Four plead guilty in North Carolina ballot fraud cases
The defendants entered a plea, and as part of their agreement none will have to server active prison or jail time.
Four people in North Carolina have pleaded guilty to misdemeanors for their roles in absentee ballot fraud in a rural part of the state.
The fraud occurred in the 2016 and 2018 elections, and the convictions stemmed from an investigation that in part resulted in a congressional election having to be redone, according to the Associated Press.
The defendants entered a plea Monday with prosecutors, which Superior Court Judge Paul Ridgeway accepted in his Wake County court. As part of the agreement, none will have to serve active prison or jail time.
Cases against six other defendants remained pending, with hearings scheduled through next month, county District Attorney Lorrin Freeman told the wire service.
All 10 defendants, according to the 2019 indictments, were connected to Leslie McCrae Dowless Jr., a longtime political operative in the state who was indicted on more than a dozen state charges.
Dowless’ case was set to go to trial last month, but he died in April after being diagnosed with lung cancer.
He worked in the 2018 congressional race for then-Republican candidate Mark Harris, who appeared to have received the most votes in the general election for the 9th Congressional District seat, in south-central North Carolina.
But allegations against Dowless surfaced, and testimony and other information revealed at a State Board of Elections hearing described him running an illegal “ballot harvesting” operation for the 2018 general election in Bladen County, the Associated Press also reports.
According to testimony, Dowless and others gathered hundreds of absentee ballots from voters by offering to put them in the mail.

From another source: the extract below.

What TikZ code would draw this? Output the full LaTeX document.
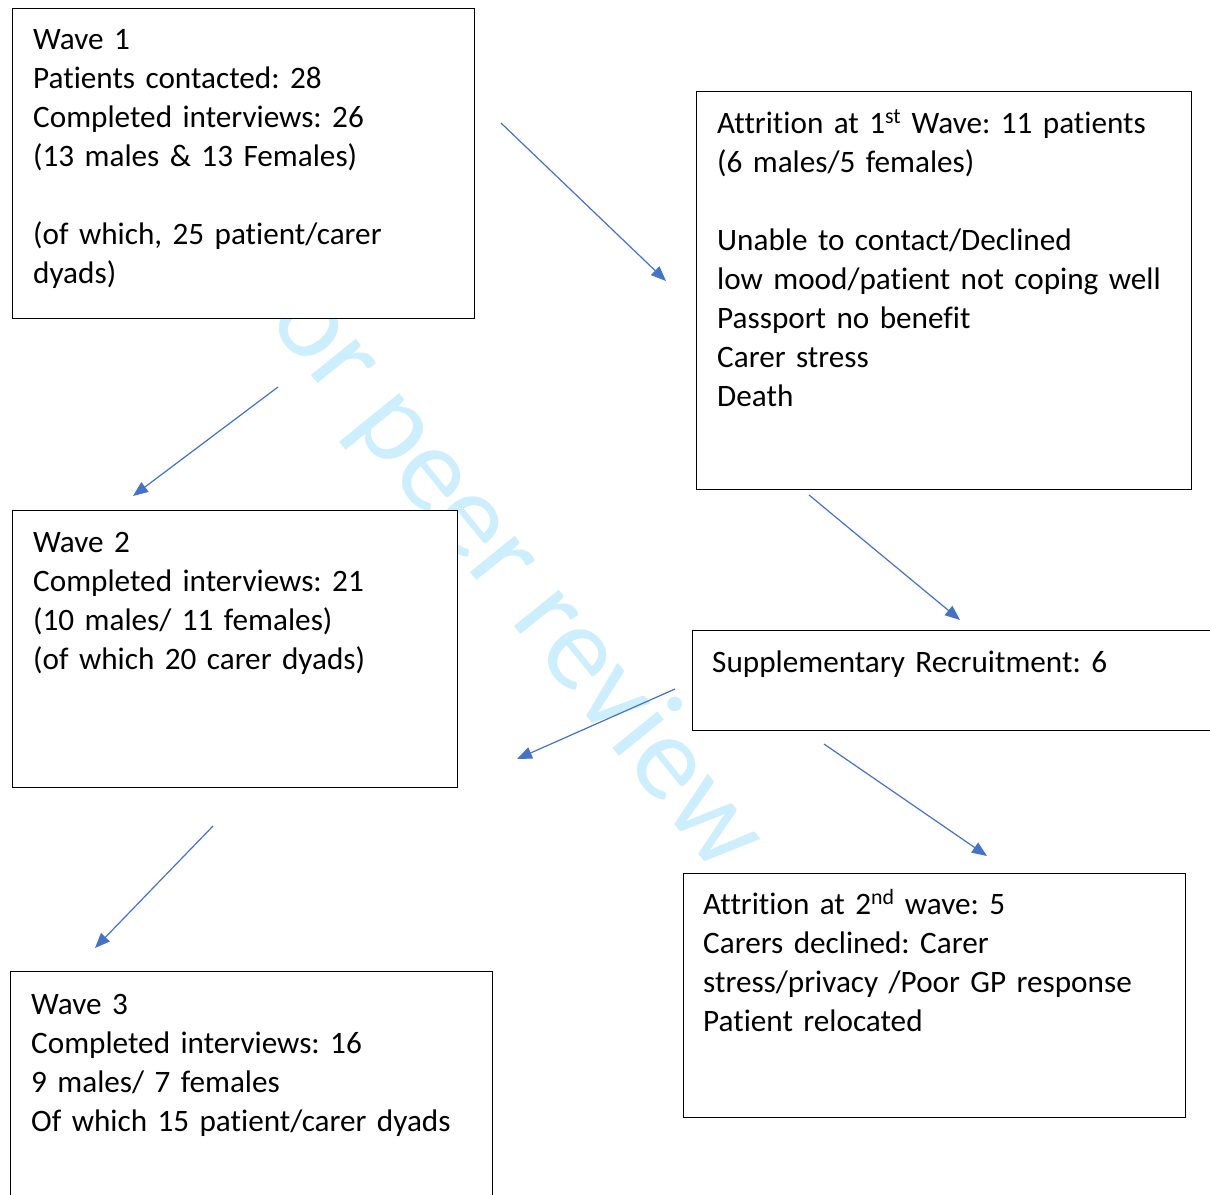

Some of workers said they were directed to collect blank or incomplete ballots, forge signatures on them and even fill in votes for local candidates, the wire service also reports. It is essentially against North Carolina law for anyone other than the voter or a family member to handle someone else’s completed ballot.
The election board ordered a new 9th District election. No charges were filed against Harris, who didn’t run in the subsequent election.
The state investigation also led to charges of similar absentee ballot activities in Bladen for the 2016 general election and 2018 primary.
The defendants Monday – Rebecca D. Thompson; Tonia Marie Gordon; Ginger Shae Eason; and Kelly Hendrix – all pleaded guilty to conspiracy to possess absentee ballots. They all received suspended jail sentences, probation and 100 hours of community service, also according to the Associated Press.